Another success factor is recognising and proactively closing the cyber skills gap, including the added complexity of navigating quantum and artificial intelligence. According to the Data Institute, Australia is short 2,300 workers in cyber security, with an expected demand of at least 17,600 additional professionals in the sector by 2026. Last year, Deloitte launched its Cyber Academy to address these national skills shortages in cyber security through a collaborative approach between industry, and vocational and higher education. We are now successfully up and running – with 40% of students being female – and we are looking to increase our intake of 200 students in our second year.

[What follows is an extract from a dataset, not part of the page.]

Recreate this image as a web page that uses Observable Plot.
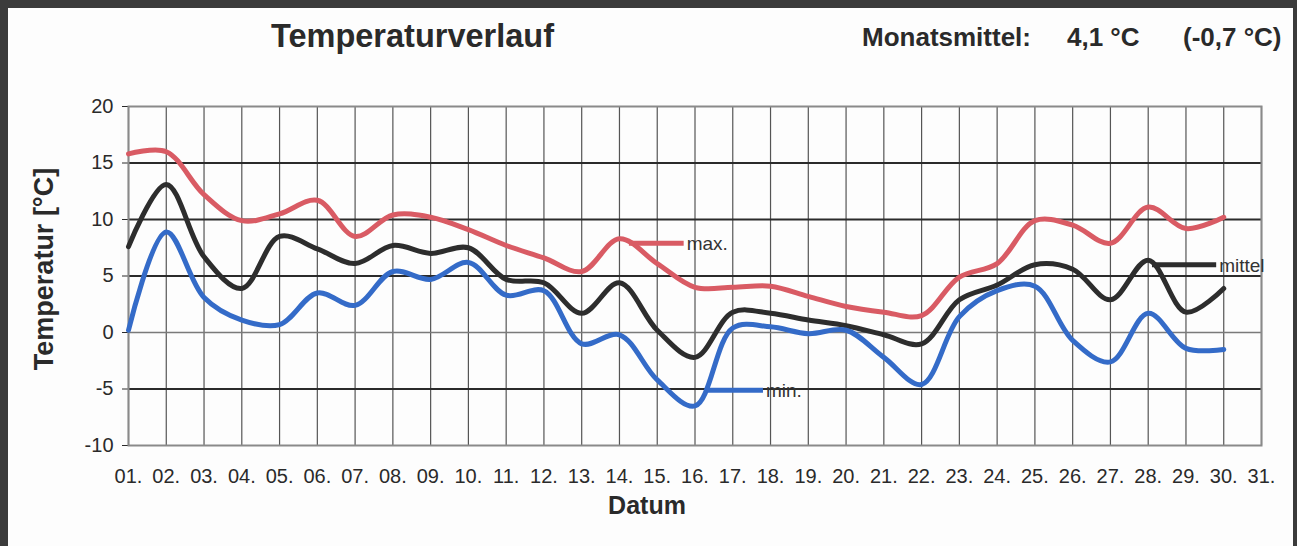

Incentives also play a key role in improving societal resilience. As well as
incident response, we recognise the need to incentivise best practice cyber behaviours, grow our cyber security sector and raising national cyber awareness – this provides Australian businesses and families, and our international partners, with confidence, stability, and security in a dynamic cyber threat environment.

I am sure this will be discussed more today but collaboration is the ultimate key. This takes trust, two-way trust, between all the stakeholders involved. Trust is hard to build and easy to lose. We need to build, and nurture concerted public/private partnerships … and for industry to put cyber security at the core of its business decisions and practices – themes that I am sure we will explore in detail during our keynotes and panel sessions.

Personally, I am passionate about figuring out how we make the Australia’s digital ecosystem stronger, maximising our resilience against attacks on the one hand, and helping organisations respond when they are in crisis on the other.